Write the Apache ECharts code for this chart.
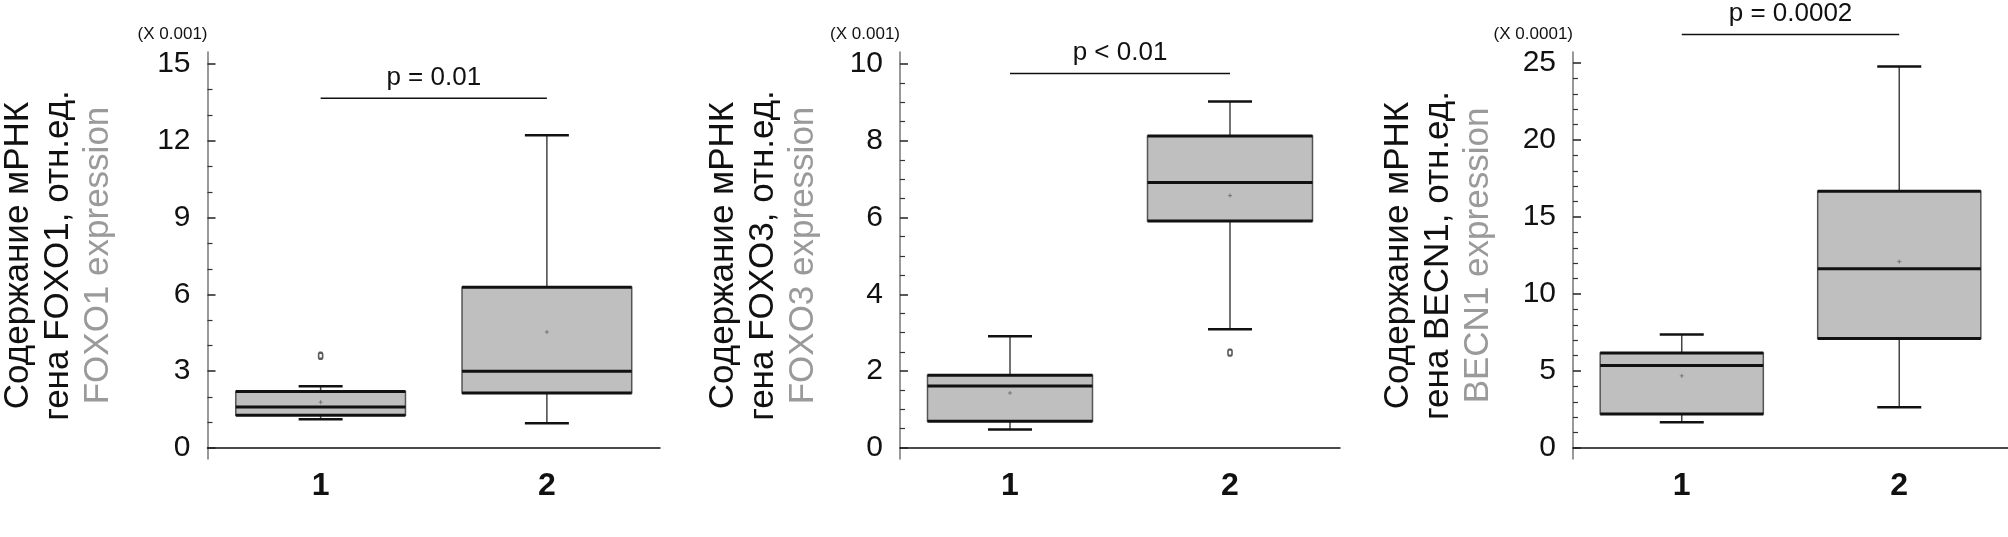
<!DOCTYPE html>
<html>
<head>
<meta charset="utf-8">
<script src="https://cdn.jsdelivr.net/npm/echarts@6/dist/echarts.min.js"></script>
<style>
html,body{margin:0;padding:0;background:#fff;}
#chart{width:2008px;height:537px;}
</style>
</head>
<body>
<div id="chart"></div>
<script>
// ---- data ----
const categories = ['1', '2'];

// [min, Q1, median, Q3, max] per group
const foxo1Box = [[1.12, 1.28, 1.60, 2.21, 2.41], [0.97, 2.15, 3.00, 6.28, 12.22]];
const foxo1Mean = [1.79, 4.53];
const foxo1Outliers = [[0, 3.60]];

const foxo3Box = [[0.48, 0.69, 1.61, 1.89, 2.91], [3.09, 5.91, 6.91, 8.12, 9.02]];
const foxo3Mean = [1.43, 6.57];
const foxo3Outliers = [[1, 2.48]];

const becn1Box = [[1.68, 2.22, 5.36, 6.17, 7.38], [2.65, 7.11, 11.64, 16.68, 24.78]];
const becn1Mean = [4.69, 12.11];
const becn1Outliers = [];

const foxo1Ticks = [0, 3, 6, 9, 12, 15];
const foxo3Ticks = [0, 2, 4, 6, 8, 10];
const becn1Ticks = [0, 5, 10, 15, 20, 25];
const foxo1MinorTicks = [1, 2, 4, 5, 7, 8, 10, 11, 13, 14];
const foxo3MinorTicks = [0.5, 1, 1.5, 2.5, 3, 3.5, 4.5, 5, 5.5, 6.5, 7, 7.5, 8.5, 9, 9.5];
const becn1MinorTicks = [1, 2, 3, 4, 6, 7, 8, 9, 11, 12, 13, 14, 16, 17, 18, 19, 21, 22, 23, 24];

const scaleLabels = ['(X 0.001)', '(X 0.001)', '(X 0.0001)'];
const genes = ['FOXO1', 'FOXO3', 'BECN1'];
const pLabels = ['p = 0.01', 'p < 0.01', 'p = 0.0002'];
const pLevels = [13.66, 9.75, 26.86];

// ---- layout / style ----
const FONT = "'Liberation Sans', Arial, Helvetica, sans-serif";
const FONT_N = "'Liberation Sans Narrow', 'Arial Narrow', 'Liberation Sans', sans-serif";
const panels = [
  {box: foxo1Box, mean: foxo1Mean, out: foxo1Outliers, ticks: foxo1Ticks, minor: foxo1MinorTicks,
   grid: {left: 206, right: 1348, top: 52, bottom: 78}, min: -0.43, max: 15.47, nameGap: 89},
  {box: foxo3Box, mean: foxo3Mean, out: foxo3Outliers, ticks: foxo3Ticks, minor: foxo3MinorTicks,
   grid: {left: 900, right: 668, top: 52, bottom: 78}, min: -0.29, max: 10.31, nameGap: 77},
  {box: becn1Box, mean: becn1Mean, out: becn1Outliers, ticks: becn1Ticks, minor: becn1MinorTicks,
   grid: {left: 1573, right: -23, top: 52, bottom: 78}, min: -0.71, max: 25.72, nameGap: 75}
];

function renderBox(params, api) {
  const x = api.value(0);
  const pMin = api.coord([x, api.value(1)]);
  const pQ1 = api.coord([x, api.value(2)]);
  const pMed = api.coord([x, api.value(3)]);
  const pQ3 = api.coord([x, api.value(4)]);
  const pMax = api.coord([x, api.value(5)]);
  const pMean = api.coord([x, api.value(6)]);
  const band = api.size([1, 0])[0];
  const half = band * 0.375;
  const cap = 22;
  const cx = pMed[0];
  const thick = {stroke: '#111', lineWidth: 3};
  const capStyle = {stroke: '#111', lineWidth: 2.5};
  const whisk = {stroke: '#444', lineWidth: 1.5};
  return {
    type: 'group',
    children: [
      {type: 'line', shape: {x1: cx, y1: pMax[1], x2: cx, y2: pQ3[1]}, style: whisk},
      {type: 'line', shape: {x1: cx, y1: pQ1[1], x2: cx, y2: pMin[1]}, style: whisk},
      {type: 'rect', shape: {x: cx - half, y: pQ3[1], width: 2 * half, height: pQ1[1] - pQ3[1]},
       style: {fill: '#bfbfbf', stroke: '#555', lineWidth: 1.5}},
      {type: 'line', shape: {x1: cx - half, y1: pQ3[1], x2: cx + half, y2: pQ3[1]}, style: thick},
      {type: 'line', shape: {x1: cx - half, y1: pQ1[1], x2: cx + half, y2: pQ1[1]}, style: thick},
      {type: 'line', shape: {x1: cx - half, y1: pMed[1], x2: cx + half, y2: pMed[1]}, style: thick},
      {type: 'line', shape: {x1: cx - cap, y1: pMax[1], x2: cx + cap, y2: pMax[1]}, style: capStyle},
      {type: 'line', shape: {x1: cx - cap, y1: pMin[1], x2: cx + cap, y2: pMin[1]}, style: capStyle},
      {type: 'line', shape: {x1: cx - 2, y1: pMean[1], x2: cx + 2, y2: pMean[1]}, style: {stroke: '#777', lineWidth: 1}},
      {type: 'line', shape: {x1: cx, y1: pMean[1] - 2, x2: cx, y2: pMean[1] + 2}, style: {stroke: '#777', lineWidth: 1}}
    ]
  };
}

function makeBracket(label) {
  return function (params, api) {
    const lv = api.value(2);
    const p1 = api.coord([api.value(0), lv]);
    const p2 = api.coord([api.value(1), lv]);
    return {
      type: 'group',
      children: [
        {type: 'line', shape: {x1: p1[0], y1: p1[1], x2: p2[0], y2: p2[1]}, style: {stroke: '#111', lineWidth: 1.5}},
        {type: 'text', style: {text: label, x: (p1[0] + p2[0]) / 2, y: p1[1] - 21,
          fill: '#111', font: '26px ' + FONT, align: 'center', verticalAlign: 'middle'}}
      ]
    };
  };
}

const grid = [], xAxis = [], yAxis = [], series = [];
panels.forEach((p, i) => {
  grid.push(p.grid);
  xAxis.push({
    type: 'category', gridIndex: i, data: categories, boundaryGap: true,
    axisLine: {lineStyle: {color: '#111', width: 1.5}},
    axisTick: {show: false},
    axisLabel: {fontSize: 32, fontWeight: 'bold', color: '#111', fontFamily: FONT, margin: 11},
    splitLine: {show: false}
  });
  yAxis.push({
    type: 'value', gridIndex: i, min: p.min, max: p.max, position: 'left',
    name: '{a|Содержание мРНК}\n{a|гена ' + genes[i] + ', отн.ед.}\n{b|' + genes[i] + ' expression}',
    nameLocation: 'middle', nameGap: p.nameGap, nameRotate: 90,
    nameTextStyle: {
      rich: {
        a: {fontSize: 35, color: '#111', fontFamily: FONT_N, lineHeight: 40},
        b: {fontSize: 35, color: '#9a9a9a', fontFamily: FONT_N, lineHeight: 40}
      }
    },
    axisLine: {show: true, onZero: false, lineStyle: {color: '#777', width: 1.5}},
    axisTick: {show: true, inside: true, length: 8, customValues: p.ticks, lineStyle: {color: '#222', width: 1.5}},
    axisLabel: {show: true, customValues: p.ticks, fontSize: 30, color: '#111', fontFamily: FONT_N, margin: 17},
    splitLine: {show: false}
  });
  yAxis.push({
    type: 'value', gridIndex: i, min: p.min, max: p.max, position: 'left', offset: 0,
    name: scaleLabels[i], nameLocation: 'end', nameGap: 9,
    nameTextStyle: {fontSize: 17, color: '#111', fontFamily: FONT, align: 'right', verticalAlign: 'bottom'},
    axisLine: {show: false, onZero: false},
    axisTick: {show: true, inside: true, length: 5, customValues: p.minor, lineStyle: {color: '#333', width: 1.2}},
    axisLabel: {show: false},
    splitLine: {show: false}
  });
  series.push({
    type: 'custom', xAxisIndex: i, yAxisIndex: 2 * i,
    renderItem: renderBox,
    encode: {x: 0, y: [1, 2, 3, 4, 5, 6]},
    data: p.box.map((b, k) => [k, b[0], b[1], b[2], b[3], b[4], p.mean[k]]),
    silent: true, z: 2
  });
  series.push({
    type: 'scatter', xAxisIndex: i, yAxisIndex: 2 * i,
    data: p.out, symbol: 'emptyRoundRect', symbolSize: [4, 6],
    itemStyle: {color: '#333', borderColor: '#333', borderWidth: 1},
    silent: true, z: 3
  });
  series.push({
    type: 'custom', xAxisIndex: i, yAxisIndex: 2 * i, clip: false,
    renderItem: makeBracket(pLabels[i]),
    encode: {x: 0, y: 2},
    data: [[0, 1, pLevels[i]]],
    silent: true, z: 4
  });
});

const chart = echarts.init(document.getElementById('chart'), null, {renderer: 'canvas'});
chart.setOption({
  animation: false,
  backgroundColor: '#fff',
  textStyle: {fontFamily: FONT},
  grid, xAxis, yAxis, series
});
</script>
</body>
</html>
++++++++++
**What the exercise asks**
Give again, exactly, the lines from the start of the data through the one holding "const categories = ['1', '2'];"; omit the pictures.

**Answer below**
Write the Apache ECharts code for this chart.
<!DOCTYPE html>
<html>
<head>
<meta charset="utf-8">
<script src="https://cdn.jsdelivr.net/npm/echarts@6/dist/echarts.min.js"></script>
<style>
html,body{margin:0;padding:0;background:#fff;}
#chart{width:2008px;height:537px;}
</style>
</head>
<body>
<div id="chart"></div>
<script>
// ---- data ----
const categories = ['1', '2'];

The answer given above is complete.